In a press release posted on its web site Tuesday, Google explained that it would cease to comply with China's internet censorship provisions, which had prevented users of China.cn (Google's China web portal, launched in 2006) from accessing "sensitive" sites:
These attacks and the surveillance they have uncovered--combined with the attempts over the past year to further limit free speech on the web--have led us to conclude that we should review the feasibility of our business operations in China. We have decided we are no longer willing to continue censoring our results on Google.cn, and so over the next few weeks we will be discussing with the Chinese government the basis on which we could operate an unfiltered search engine within the law, if at all. We recognize that this may well mean having to shut down Google.cn, and potentially our offices in China.
On Wednesday late morning Beijing time, Internet users in Beijing and Shanghai reported being able to access -- for the first time -- formerly forbidden images and web links, including photos of 1989 Tiananman Sqaure demonstrations and links to freetibet.org, through Google.cn searches. This led to speculation that Google had already removed filters.
Google's apparent defiant stand -- that it will operate freely within China, or not at all -- quickly launched a heated debate. Many applauded the company' principles; others wondered how much Google really has to lose if it does exit China, given that business there has not met expectations.
Writers on technology web sites, such as Slashdot.org and Techcrunch.com, were quick to point out the company's bottom-line concerns. As Techcrunch technology reporter Sarah Lucy wrote:
I’ll give Google this much: They’re taking a bad situation and making something good out of it, both from a human and business point of view. I’m not saying human rights didn’t play into the decision, but this was as much about business....
Google’s business was not doing well in China. Does anyone really think Google would be doing this if it had top market share in the country? For one thing, I’d guess that would open them up to shareholder lawsuits. Google is a for-profit, publicly-held company at the end of the day. When I met with Google’s former head of China Kai-fu Lee in Beijing last October, he noted that one reason he left Google was that it was clear the company was never going to substantially increase its market share or beat Baidu. Google has clearly decided doing business in China isn’t worth it, and are turning what would be a negative into a marketing positive for its business in the rest of the world.
Meanwhile, Wired reporter Kim Zetter traces some of the steps Google has taken between when it discovered the cyber attacks and now, both to protect its own employees in China and to warn the international human rights activists targeted.
[A] source who is knowledgeable about the investigation [said] that Google’s decision to disclose the attack on Tuesday was also partly due to a decision made by the other targeted companies to keep the attack under wraps.

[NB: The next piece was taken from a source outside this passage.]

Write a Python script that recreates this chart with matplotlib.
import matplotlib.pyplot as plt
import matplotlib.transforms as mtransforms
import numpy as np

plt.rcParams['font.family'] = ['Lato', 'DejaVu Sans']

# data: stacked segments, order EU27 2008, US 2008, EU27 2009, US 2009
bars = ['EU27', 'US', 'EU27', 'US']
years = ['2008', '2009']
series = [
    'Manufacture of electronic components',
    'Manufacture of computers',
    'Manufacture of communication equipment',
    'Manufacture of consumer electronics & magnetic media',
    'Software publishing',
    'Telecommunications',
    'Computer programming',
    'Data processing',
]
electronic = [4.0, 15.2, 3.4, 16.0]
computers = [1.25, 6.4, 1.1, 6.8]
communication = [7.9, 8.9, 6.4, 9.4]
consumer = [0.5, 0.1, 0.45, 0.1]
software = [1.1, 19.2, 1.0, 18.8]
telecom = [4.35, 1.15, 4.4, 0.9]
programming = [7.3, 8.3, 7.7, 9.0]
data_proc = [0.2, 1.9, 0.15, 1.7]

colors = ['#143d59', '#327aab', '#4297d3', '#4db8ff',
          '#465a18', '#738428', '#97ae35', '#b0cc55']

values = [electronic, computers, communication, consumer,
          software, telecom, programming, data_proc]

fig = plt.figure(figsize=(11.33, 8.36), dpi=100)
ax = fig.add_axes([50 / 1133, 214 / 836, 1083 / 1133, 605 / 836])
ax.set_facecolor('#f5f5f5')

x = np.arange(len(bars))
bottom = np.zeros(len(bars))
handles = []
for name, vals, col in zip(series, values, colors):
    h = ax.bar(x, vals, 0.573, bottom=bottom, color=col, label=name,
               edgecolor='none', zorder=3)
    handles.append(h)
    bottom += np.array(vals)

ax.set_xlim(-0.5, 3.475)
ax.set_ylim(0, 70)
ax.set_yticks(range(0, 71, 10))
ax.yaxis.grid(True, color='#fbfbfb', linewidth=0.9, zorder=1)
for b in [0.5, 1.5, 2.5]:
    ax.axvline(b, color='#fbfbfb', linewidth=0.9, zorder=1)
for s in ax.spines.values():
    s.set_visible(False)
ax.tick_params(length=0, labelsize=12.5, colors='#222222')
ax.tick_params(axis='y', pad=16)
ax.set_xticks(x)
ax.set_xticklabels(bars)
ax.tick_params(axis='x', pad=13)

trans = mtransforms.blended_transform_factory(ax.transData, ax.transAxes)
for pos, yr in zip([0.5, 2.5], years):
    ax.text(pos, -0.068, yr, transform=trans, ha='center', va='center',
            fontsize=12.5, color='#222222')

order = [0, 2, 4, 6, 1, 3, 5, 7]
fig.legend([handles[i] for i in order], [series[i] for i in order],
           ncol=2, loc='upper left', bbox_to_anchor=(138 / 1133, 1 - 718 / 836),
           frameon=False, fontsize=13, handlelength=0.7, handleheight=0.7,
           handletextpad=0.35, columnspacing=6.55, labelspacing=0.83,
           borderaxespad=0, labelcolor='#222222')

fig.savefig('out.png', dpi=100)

“They made a specific decision not to go public,” the source said. “You can either go out [with the information] or not, and for whatever reason, they’ve decided not to [disclose].”
He said Google felt it was important to alert the people who are potentially affected by the attack — the activist community.
Among many looming questions, one key one is: How will Microsoft, Yahoo, and other web portals react? Is Google setting a new precedent?